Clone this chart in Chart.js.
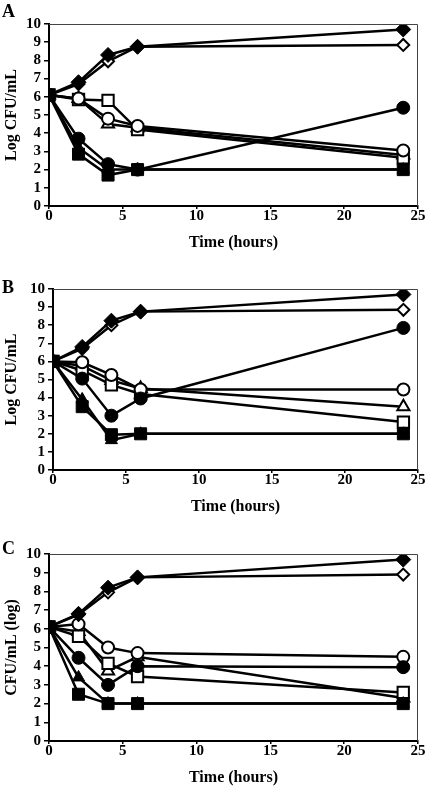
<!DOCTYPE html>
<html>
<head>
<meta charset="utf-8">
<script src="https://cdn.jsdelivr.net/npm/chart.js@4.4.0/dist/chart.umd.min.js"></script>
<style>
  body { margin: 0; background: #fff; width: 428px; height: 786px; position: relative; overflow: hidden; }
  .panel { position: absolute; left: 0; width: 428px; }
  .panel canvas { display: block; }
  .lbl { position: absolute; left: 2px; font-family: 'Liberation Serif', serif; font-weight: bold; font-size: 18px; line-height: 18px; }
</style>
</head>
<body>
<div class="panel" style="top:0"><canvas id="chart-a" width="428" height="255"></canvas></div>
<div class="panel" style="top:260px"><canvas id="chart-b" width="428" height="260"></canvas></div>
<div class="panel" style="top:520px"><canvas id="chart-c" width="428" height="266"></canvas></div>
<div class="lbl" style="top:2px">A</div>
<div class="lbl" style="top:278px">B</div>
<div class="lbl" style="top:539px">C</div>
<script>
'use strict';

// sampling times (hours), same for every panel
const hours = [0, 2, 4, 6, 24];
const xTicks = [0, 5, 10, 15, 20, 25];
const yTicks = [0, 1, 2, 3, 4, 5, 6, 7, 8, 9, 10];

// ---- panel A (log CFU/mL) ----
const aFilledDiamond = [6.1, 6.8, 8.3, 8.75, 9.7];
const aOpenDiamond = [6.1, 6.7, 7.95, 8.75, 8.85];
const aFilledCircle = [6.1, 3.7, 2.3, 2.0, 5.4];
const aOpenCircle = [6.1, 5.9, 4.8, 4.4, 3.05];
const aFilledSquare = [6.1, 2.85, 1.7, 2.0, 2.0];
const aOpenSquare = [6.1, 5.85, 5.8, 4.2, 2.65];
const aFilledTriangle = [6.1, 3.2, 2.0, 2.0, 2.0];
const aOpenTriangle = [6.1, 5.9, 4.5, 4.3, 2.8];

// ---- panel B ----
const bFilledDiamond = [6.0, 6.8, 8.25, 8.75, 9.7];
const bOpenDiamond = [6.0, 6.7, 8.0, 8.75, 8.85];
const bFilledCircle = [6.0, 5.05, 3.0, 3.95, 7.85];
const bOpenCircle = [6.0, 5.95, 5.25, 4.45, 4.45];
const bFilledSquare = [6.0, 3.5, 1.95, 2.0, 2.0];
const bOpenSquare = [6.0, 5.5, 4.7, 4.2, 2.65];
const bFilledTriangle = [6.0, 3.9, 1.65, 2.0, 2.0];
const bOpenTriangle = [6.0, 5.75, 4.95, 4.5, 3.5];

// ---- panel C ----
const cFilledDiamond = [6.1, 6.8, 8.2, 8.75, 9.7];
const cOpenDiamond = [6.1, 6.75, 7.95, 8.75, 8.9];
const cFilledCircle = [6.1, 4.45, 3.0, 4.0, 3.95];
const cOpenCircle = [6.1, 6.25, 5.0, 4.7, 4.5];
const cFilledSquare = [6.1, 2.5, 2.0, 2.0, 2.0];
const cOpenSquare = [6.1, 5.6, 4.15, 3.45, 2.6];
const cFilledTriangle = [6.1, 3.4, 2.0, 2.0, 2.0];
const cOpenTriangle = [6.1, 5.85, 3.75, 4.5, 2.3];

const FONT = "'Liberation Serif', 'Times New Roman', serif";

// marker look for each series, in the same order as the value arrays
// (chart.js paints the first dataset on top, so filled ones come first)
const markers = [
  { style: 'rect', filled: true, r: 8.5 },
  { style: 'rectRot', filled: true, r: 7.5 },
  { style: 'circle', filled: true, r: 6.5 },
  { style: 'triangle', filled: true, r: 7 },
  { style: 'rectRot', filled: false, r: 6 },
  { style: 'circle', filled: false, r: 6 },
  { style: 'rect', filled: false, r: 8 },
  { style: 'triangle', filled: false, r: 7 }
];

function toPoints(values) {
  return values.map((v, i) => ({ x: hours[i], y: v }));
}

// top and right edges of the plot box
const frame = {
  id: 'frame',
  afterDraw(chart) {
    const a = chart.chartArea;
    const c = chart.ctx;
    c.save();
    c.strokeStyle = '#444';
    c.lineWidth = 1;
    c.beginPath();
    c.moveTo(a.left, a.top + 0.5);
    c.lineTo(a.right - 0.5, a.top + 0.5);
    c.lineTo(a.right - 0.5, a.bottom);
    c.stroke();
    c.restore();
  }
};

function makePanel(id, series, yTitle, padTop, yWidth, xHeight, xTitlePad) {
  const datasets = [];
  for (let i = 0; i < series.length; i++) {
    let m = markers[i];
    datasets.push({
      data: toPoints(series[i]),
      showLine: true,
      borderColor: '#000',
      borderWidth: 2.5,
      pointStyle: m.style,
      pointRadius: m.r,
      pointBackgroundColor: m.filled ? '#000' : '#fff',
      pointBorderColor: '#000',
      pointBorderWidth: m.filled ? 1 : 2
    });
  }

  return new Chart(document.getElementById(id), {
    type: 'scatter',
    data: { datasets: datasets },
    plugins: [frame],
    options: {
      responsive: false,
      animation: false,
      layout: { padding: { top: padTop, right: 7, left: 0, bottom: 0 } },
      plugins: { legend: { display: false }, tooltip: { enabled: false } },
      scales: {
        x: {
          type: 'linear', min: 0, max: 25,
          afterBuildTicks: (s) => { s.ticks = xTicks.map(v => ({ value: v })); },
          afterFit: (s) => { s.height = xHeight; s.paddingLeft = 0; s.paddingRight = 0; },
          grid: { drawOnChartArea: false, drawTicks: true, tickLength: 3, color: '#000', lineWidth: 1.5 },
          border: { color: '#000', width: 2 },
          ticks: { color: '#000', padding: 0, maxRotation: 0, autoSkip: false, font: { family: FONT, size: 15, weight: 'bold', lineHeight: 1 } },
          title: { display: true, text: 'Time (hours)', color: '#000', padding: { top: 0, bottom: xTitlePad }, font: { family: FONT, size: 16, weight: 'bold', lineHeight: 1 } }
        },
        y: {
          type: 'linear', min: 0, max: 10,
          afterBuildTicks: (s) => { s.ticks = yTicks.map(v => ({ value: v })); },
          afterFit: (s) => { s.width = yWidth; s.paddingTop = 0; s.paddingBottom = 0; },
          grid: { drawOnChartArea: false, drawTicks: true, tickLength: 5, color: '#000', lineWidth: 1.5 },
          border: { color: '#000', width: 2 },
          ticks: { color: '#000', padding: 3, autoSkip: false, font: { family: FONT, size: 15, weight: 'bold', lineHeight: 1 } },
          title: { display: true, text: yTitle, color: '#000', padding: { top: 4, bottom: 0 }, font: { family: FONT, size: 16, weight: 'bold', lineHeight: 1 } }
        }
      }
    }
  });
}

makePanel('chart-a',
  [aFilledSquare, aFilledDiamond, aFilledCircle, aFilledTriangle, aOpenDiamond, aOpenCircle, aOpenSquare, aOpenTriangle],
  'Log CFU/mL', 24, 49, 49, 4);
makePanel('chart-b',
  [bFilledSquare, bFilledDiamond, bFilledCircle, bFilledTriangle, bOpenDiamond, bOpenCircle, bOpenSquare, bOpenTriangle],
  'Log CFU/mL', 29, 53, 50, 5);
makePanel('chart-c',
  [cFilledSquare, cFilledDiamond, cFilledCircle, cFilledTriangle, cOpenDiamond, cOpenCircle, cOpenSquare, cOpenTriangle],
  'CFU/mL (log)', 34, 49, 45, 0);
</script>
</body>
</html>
───
**What to produce:** In this exercise, set down all of the data exactly, without the pictures.

**Full response:**
Clone this chart in Chart.js.
<!DOCTYPE html>
<html>
<head>
<meta charset="utf-8">
<script src="https://cdn.jsdelivr.net/npm/chart.js@4.4.0/dist/chart.umd.min.js"></script>
<style>
  body { margin: 0; background: #fff; width: 428px; height: 786px; position: relative; overflow: hidden; }
  .panel { position: absolute; left: 0; width: 428px; }
  .panel canvas { display: block; }
  .lbl { position: absolute; left: 2px; font-family: 'Liberation Serif', serif; font-weight: bold; font-size: 18px; line-height: 18px; }
</style>
</head>
<body>
<div class="panel" style="top:0"><canvas id="chart-a" width="428" height="255"></canvas></div>
<div class="panel" style="top:260px"><canvas id="chart-b" width="428" height="260"></canvas></div>
<div class="panel" style="top:520px"><canvas id="chart-c" width="428" height="266"></canvas></div>
<div class="lbl" style="top:2px">A</div>
<div class="lbl" style="top:278px">B</div>
<div class="lbl" style="top:539px">C</div>
<script>
'use strict';

// sampling times (hours), same for every panel
const hours = [0, 2, 4, 6, 24];
const xTicks = [0, 5, 10, 15, 20, 25];
const yTicks = [0, 1, 2, 3, 4, 5, 6, 7, 8, 9, 10];

// ---- panel A (log CFU/mL) ----
const aFilledDiamond = [6.1, 6.8, 8.3, 8.75, 9.7];
const aOpenDiamond = [6.1, 6.7, 7.95, 8.75, 8.85];
const aFilledCircle = [6.1, 3.7, 2.3, 2.0, 5.4];
const aOpenCircle = [6.1, 5.9, 4.8, 4.4, 3.05];
const aFilledSquare = [6.1, 2.85, 1.7, 2.0, 2.0];
const aOpenSquare = [6.1, 5.85, 5.8, 4.2, 2.65];
const aFilledTriangle = [6.1, 3.2, 2.0, 2.0, 2.0];
const aOpenTriangle = [6.1, 5.9, 4.5, 4.3, 2.8];

// ---- panel B ----
const bFilledDiamond = [6.0, 6.8, 8.25, 8.75, 9.7];
const bOpenDiamond = [6.0, 6.7, 8.0, 8.75, 8.85];
const bFilledCircle = [6.0, 5.05, 3.0, 3.95, 7.85];
const bOpenCircle = [6.0, 5.95, 5.25, 4.45, 4.45];
const bFilledSquare = [6.0, 3.5, 1.95, 2.0, 2.0];
const bOpenSquare = [6.0, 5.5, 4.7, 4.2, 2.65];
const bFilledTriangle = [6.0, 3.9, 1.65, 2.0, 2.0];
const bOpenTriangle = [6.0, 5.75, 4.95, 4.5, 3.5];

// ---- panel C ----
const cFilledDiamond = [6.1, 6.8, 8.2, 8.75, 9.7];
const cOpenDiamond = [6.1, 6.75, 7.95, 8.75, 8.9];
const cFilledCircle = [6.1, 4.45, 3.0, 4.0, 3.95];
const cOpenCircle = [6.1, 6.25, 5.0, 4.7, 4.5];
const cFilledSquare = [6.1, 2.5, 2.0, 2.0, 2.0];
const cOpenSquare = [6.1, 5.6, 4.15, 3.45, 2.6];
const cFilledTriangle = [6.1, 3.4, 2.0, 2.0, 2.0];
const cOpenTriangle = [6.1, 5.85, 3.75, 4.5, 2.3];

const FONT = "'Liberation Serif', 'Times New Roman', serif";

// marker look for each series, in the same order as the value arrays
// (chart.js paints the first dataset on top, so filled ones come first)
const markers = [
  { style: 'rect', filled: true, r: 8.5 },
  { style: 'rectRot', filled: true, r: 7.5 },
  { style: 'circle', filled: true, r: 6.5 },
  { style: 'triangle', filled: true, r: 7 },
  { style: 'rectRot', filled: false, r: 6 },
  { style: 'circle', filled: false, r: 6 },
  { style: 'rect', filled: false, r: 8 },
  { style: 'triangle', filled: false, r: 7 }
];

function toPoints(values) {
  return values.map((v, i) => ({ x: hours[i], y: v }));
}

// top and right edges of the plot box
const frame = {
  id: 'frame',
  afterDraw(chart) {
    const a = chart.chartArea;
    const c = chart.ctx;
    c.save();
    c.strokeStyle = '#444';
    c.lineWidth = 1;
    c.beginPath();
    c.moveTo(a.left, a.top + 0.5);
    c.lineTo(a.right - 0.5, a.top + 0.5);
    c.lineTo(a.right - 0.5, a.bottom);
    c.stroke();
    c.restore();
  }
};

function makePanel(id, series, yTitle, padTop, yWidth, xHeight, xTitlePad) {
  const datasets = [];
  for (let i = 0; i < series.length; i++) {
    let m = markers[i];
    datasets.push({
      data: toPoints(series[i]),
      showLine: true,
      borderColor: '#000',
      borderWidth: 2.5,
      pointStyle: m.style,
      pointRadius: m.r,
      pointBackgroundColor: m.filled ? '#000' : '#fff',
      pointBorderColor: '#000',
      pointBorderWidth: m.filled ? 1 : 2
    });
  }

  return new Chart(document.getElementById(id), {
    type: 'scatter',
    data: { datasets: datasets },
    plugins: [frame],
    options: {
      responsive: false,
      animation: false,
      layout: { padding: { top: padTop, right: 7, left: 0, bottom: 0 } },
      plugins: { legend: { display: false }, tooltip: { enabled: false } },
      scales: {
        x: {
          type: 'linear', min: 0, max: 25,
          afterBuildTicks: (s) => { s.ticks = xTicks.map(v => ({ value: v })); },
          afterFit: (s) => { s.height = xHeight; s.paddingLeft = 0; s.paddingRight = 0; },
          grid: { drawOnChartArea: false, drawTicks: true, tickLength: 3, color: '#000', lineWidth: 1.5 },
          border: { color: '#000', width: 2 },
          ticks: { color: '#000', padding: 0, maxRotation: 0, autoSkip: false, font: { family: FONT, size: 15, weight: 'bold', lineHeight: 1 } },
          title: { display: true, text: 'Time (hours)', color: '#000', padding: { top: 0, bottom: xTitlePad }, font: { family: FONT, size: 16, weight: 'bold', lineHeight: 1 } }
        },
        y: {
          type: 'linear', min: 0, max: 10,
          afterBuildTicks: (s) => { s.ticks = yTicks.map(v => ({ value: v })); },
          afterFit: (s) => { s.width = yWidth; s.paddingTop = 0; s.paddingBottom = 0; },
          grid: { drawOnChartArea: false, drawTicks: true, tickLength: 5, color: '#000', lineWidth: 1.5 },
          border: { color: '#000', width: 2 },
          ticks: { color: '#000', padding: 3, autoSkip: false, font: { family: FONT, size: 15, weight: 'bold', lineHeight: 1 } },
          title: { display: true, text: yTitle, color: '#000', padding: { top: 4, bottom: 0 }, font: { family: FONT, size: 16, weight: 'bold', lineHeight: 1 } }
        }
      }
    }
  });
}

makePanel('chart-a',
  [aFilledSquare, aFilledDiamond, aFilledCircle, aFilledTriangle, aOpenDiamond, aOpenCircle, aOpenSquare, aOpenTriangle],
  'Log CFU/mL', 24, 49, 49, 4);
makePanel('chart-b',
  [bFilledSquare, bFilledDiamond, bFilledCircle, bFilledTriangle, bOpenDiamond, bOpenCircle, bOpenSquare, bOpenTriangle],
  'Log CFU/mL', 29, 53, 50, 5);
makePanel('chart-c',
  [cFilledSquare, cFilledDiamond, cFilledCircle, cFilledTriangle, cOpenDiamond, cOpenCircle, cOpenSquare, cOpenTriangle],
  'CFU/mL (log)', 34, 49, 45, 0);
</script>
</body>
</html>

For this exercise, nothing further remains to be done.